Solar Array Frame Design / Statics Design Problem

Question

I need some help with a statics design problem. I am tasked with designing a solar panel frame to mount on a building and am the only engineer on staff so I don't have anyone else to ask the simple dumb questions. Since I have no real experience doing wind load calculations I figured I would assume a load normal to the solar panel face. My idea is to use two square aluminum tubes mounted along the long side of the three solar panels stacked vertically along the tube. My analysis involves the support structure for one side, of one array column. As of right now I am hoping the solar panels themselves will suffice as cross-member connections. The details really don't matter, in fact the wind loading really doesn't matter either. It is the method I am having trouble with.

Want it to be able to withstand 125 MPH gusts. That appears to equate to 30 lbf/square foot. Given 18.47 sq. ft./ panel * 30PSF * 3 Panels + 135 lb panel wt = 1797 lbf. That's 1800 lbf total distributed load accross all three solar panels in one array column. Since there will be two support structures per array column that's 900 lbf distributed load per support structure or 4.48 lbf/inch. (Not sure where I got 6.2 on my drawing)

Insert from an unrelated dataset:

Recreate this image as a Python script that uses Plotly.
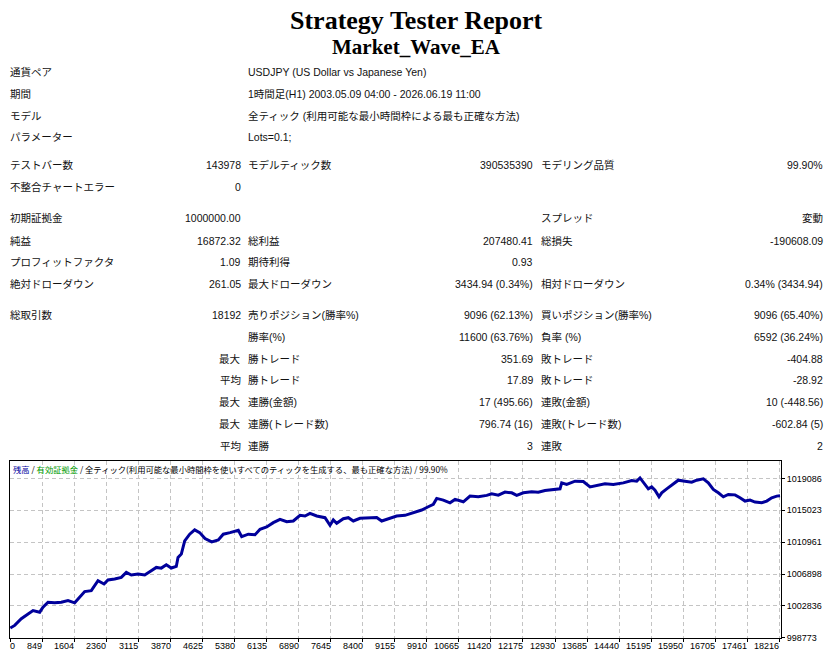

I know I need to determine the reactions at each pin joint, do shear and moment diagrams and then I will do a buckling failure analysis on each support strut member. Any guidance would be appreciated, started doing some calcs on my own and things just weren't coming out right.

Answer 1

Often times your assumptions make a bigger difference than the rigor of your mathematical analysis. Remember you should select assumptions that favor an easier analysis.

Also remember that the guys your hire/employ to make a simple structure like this are not going to measure things to the .1 degrees; their tools don't even support that. These are probably pinned connections, so only lengths are needed, but keep that in mind and leave those numbers off the mfg print.

Don't put your structure right up to the corner of the building; give yourself a standoff. If there are any errors in length they will not be easily corrected.

Not sure if your location has snow, but often times snow load will be greater than wind load. Wind loads are horizontal except when around other structures like in your situation. The two highest loads left to right and right to left could actually be lifting the panels up due to the captured air pocket; so look at that scenario also.

Having built solar hot water and solar PV mounts, I do not recommend using the panels to hold square or take any load between the other supports. The structure should bear all the load and the panels should be attached per the manufacturer recommended method (that also covers you if they do break).

If it were my design, I would select a large enough primary beam (201") such that it can handle the chosen load with just two supports. One at a standoff, say 6" up from corner of the building, and another selected such that it is a symmetrical connection point based on your desired mounting configuration. Basically the only optimization you have to do is figuring out the amount of cantilever to amount of span. Simple designs are easier to calculate, easier to optimize without a computer, and easier to manufacture. Unless you need to split hairs for low mass designs like in aerospace, your materials are much much cheaper than labor.

If you still wish to solve your design and assumptions as is, I would rotate the whole system mathematically so that the distributed load is either in just x or y. That gives you load components that are either in just x or y. Then use the angle of each member to compute the total load on each.

Answer 2

Just FYI I was able to solve my design using RISA 3D. This is an excellent software! Ended up designing for a 125 MPH / 40 PSF wind load. Tested the frame in both horizontal and 50 degrees from horizontal orientations. Test loads were applied normal to the panel face and parallel to the ground in two different scenario groups. Loads were applied downward on all panels at 40 PSF, upward on all panels at 40 PSF, combination load: upward on the top panel / downward on the two lower panels, and the reverse of that combination load.

For the moment I am neglecting snow loads based on the fact that as you move north the required solar panel tilt angle becomes greater up to about 45 degree slope. And where the solar panel array would be most vulnerable (near horizontal) is in regions with zero snow load. But I will have to revisit this topic later.

Ended up using 6061-T6 3x2.03 I-beams for the long side members. Was even able to eliminate two support struts in this configuration.

Vortex shedding may be a problem however depending on how the assembly of frames is arranged. Structure frequency is 7 to 77 Hz for the first five modes. Based on the Strouhal number vortex shedding frequencies could range from 11 to 26 Hz. However when I analyze the shedding frequency across the assembly of all six planned frames the range drops to 2.2 to 2.7 Hz. Some type of vortex suppression devices may be required on the long struts.